─── Task material ───

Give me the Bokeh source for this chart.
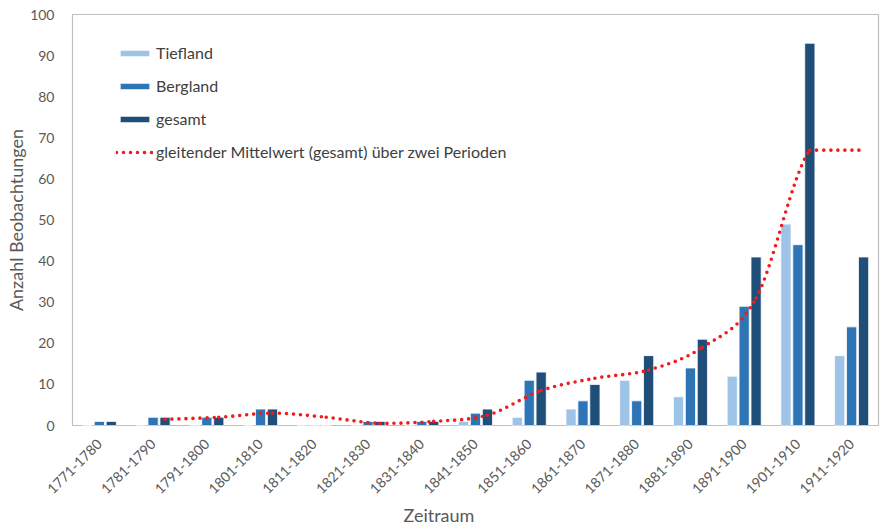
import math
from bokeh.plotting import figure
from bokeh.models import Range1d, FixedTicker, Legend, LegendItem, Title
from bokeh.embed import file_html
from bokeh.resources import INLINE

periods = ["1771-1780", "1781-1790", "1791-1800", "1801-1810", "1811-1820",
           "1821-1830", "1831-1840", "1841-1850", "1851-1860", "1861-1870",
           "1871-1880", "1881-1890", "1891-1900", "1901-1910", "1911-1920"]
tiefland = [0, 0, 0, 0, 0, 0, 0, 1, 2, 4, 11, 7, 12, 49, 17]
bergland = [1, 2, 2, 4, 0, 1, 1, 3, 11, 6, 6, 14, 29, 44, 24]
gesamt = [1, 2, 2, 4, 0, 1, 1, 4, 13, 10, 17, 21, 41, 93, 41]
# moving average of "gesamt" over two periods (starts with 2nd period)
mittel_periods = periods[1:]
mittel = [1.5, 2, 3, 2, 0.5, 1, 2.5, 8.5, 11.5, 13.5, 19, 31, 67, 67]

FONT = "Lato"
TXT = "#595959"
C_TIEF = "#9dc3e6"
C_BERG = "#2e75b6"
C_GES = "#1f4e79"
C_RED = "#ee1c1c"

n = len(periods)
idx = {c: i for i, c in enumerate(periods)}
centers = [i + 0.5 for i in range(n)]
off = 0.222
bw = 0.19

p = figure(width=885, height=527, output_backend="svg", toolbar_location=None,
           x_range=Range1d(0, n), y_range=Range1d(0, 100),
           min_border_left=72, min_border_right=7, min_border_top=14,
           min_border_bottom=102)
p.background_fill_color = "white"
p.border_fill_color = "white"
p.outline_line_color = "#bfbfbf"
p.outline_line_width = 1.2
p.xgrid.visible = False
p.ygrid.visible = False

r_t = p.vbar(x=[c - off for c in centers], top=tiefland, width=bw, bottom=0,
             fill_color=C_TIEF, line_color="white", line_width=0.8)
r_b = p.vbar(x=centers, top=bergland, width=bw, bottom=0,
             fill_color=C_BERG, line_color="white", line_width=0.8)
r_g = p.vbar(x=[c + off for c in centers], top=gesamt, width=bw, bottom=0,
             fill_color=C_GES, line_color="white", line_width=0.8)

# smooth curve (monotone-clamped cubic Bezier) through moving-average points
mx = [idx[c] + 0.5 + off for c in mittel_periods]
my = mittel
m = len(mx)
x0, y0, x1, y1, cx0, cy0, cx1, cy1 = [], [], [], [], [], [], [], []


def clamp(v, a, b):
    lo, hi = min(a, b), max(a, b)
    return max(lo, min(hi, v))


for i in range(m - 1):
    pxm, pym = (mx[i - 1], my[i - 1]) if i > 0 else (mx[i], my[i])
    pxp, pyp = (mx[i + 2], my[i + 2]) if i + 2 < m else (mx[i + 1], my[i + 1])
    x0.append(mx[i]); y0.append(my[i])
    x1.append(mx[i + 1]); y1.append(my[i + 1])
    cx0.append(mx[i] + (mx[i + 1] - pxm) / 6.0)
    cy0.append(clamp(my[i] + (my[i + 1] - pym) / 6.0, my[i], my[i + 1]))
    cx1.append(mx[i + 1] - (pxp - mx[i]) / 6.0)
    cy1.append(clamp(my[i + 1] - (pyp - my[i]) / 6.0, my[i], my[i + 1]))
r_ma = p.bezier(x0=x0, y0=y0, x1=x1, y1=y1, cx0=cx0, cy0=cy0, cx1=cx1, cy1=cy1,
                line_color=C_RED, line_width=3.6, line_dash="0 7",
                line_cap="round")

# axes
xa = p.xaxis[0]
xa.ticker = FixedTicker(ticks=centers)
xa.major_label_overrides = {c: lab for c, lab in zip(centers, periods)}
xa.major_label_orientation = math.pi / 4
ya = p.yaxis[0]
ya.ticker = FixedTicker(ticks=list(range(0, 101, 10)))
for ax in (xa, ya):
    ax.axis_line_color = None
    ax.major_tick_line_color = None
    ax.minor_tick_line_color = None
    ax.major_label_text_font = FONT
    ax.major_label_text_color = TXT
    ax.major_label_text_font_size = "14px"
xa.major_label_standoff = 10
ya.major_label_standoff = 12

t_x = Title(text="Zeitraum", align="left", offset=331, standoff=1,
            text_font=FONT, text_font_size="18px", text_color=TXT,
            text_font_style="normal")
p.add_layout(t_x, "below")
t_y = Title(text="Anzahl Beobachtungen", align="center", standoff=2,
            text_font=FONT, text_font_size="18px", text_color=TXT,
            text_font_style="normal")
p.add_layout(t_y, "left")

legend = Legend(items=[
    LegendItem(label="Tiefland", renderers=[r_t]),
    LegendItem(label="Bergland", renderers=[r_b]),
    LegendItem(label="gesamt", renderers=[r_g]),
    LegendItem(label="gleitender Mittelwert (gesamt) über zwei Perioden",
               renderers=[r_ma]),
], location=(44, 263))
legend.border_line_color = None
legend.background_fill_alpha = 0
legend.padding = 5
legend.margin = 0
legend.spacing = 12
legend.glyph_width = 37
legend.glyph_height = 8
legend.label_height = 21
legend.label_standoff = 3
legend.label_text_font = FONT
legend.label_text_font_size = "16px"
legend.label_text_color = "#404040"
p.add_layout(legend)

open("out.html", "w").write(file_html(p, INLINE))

───
─── Task material ───

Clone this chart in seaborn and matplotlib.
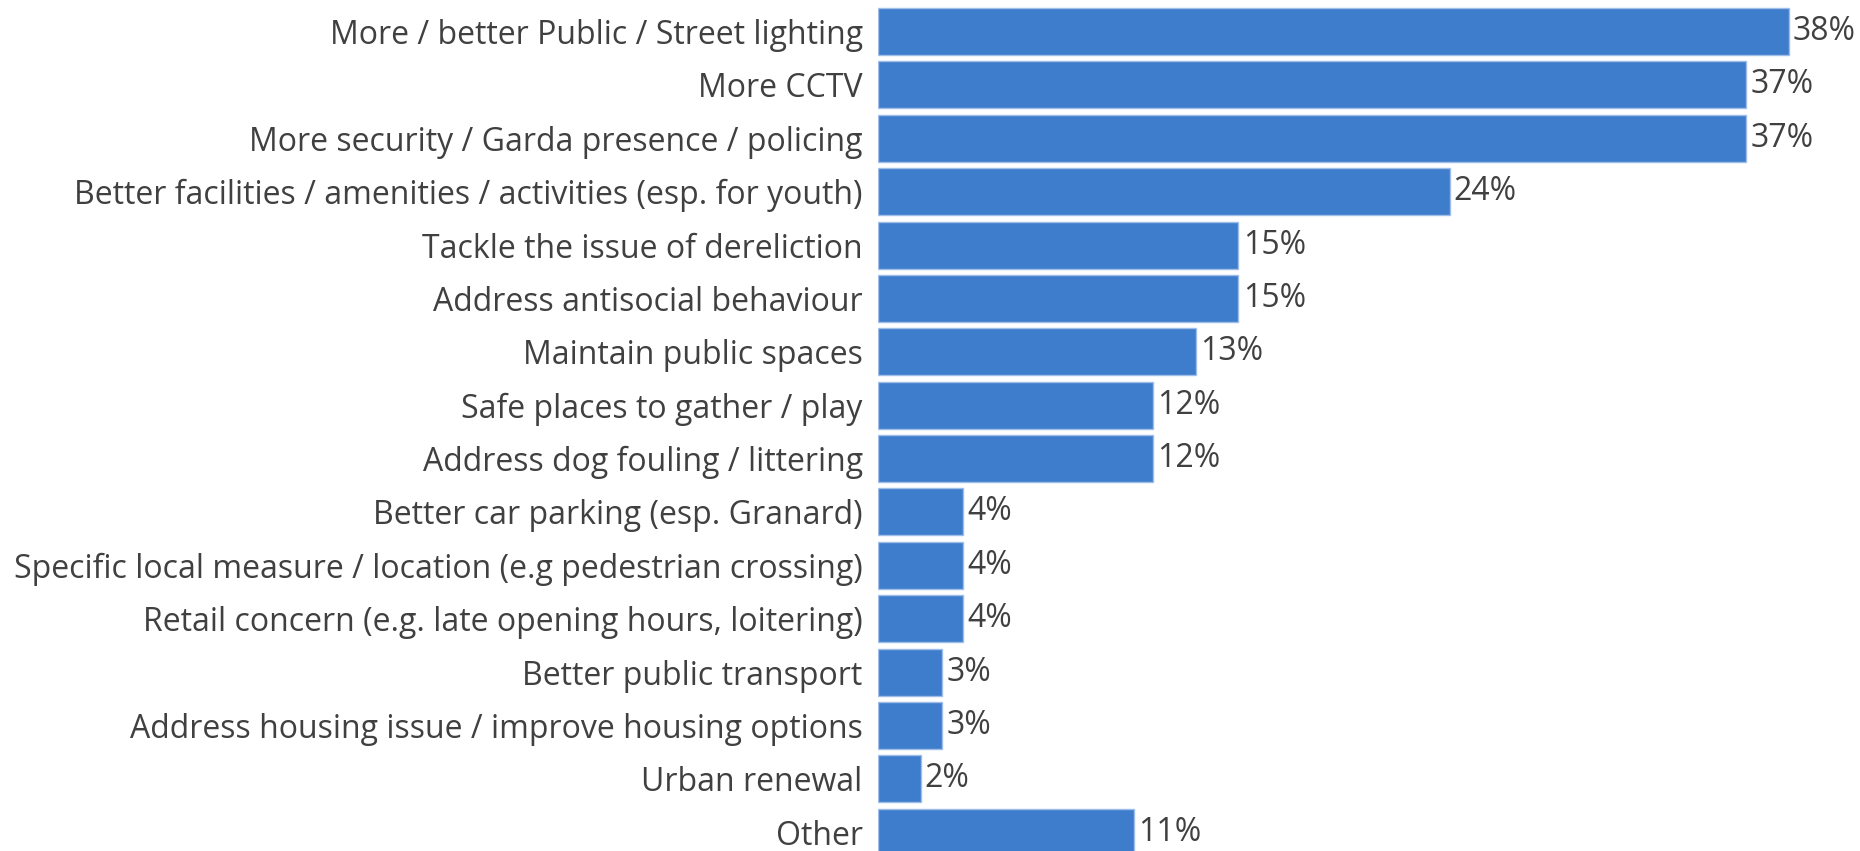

───

What is required: Set down nothing but the lines from the one holding "Give me the Bokeh source for this chart." through the one holding "from bokeh.resources import INLINE", both included, exactly as they appear; any picture is left out.

Solved problem:
Give me the Bokeh source for this chart.
import math
from bokeh.plotting import figure
from bokeh.models import Range1d, FixedTicker, Legend, LegendItem, Title
from bokeh.embed import file_html
from bokeh.resources import INLINE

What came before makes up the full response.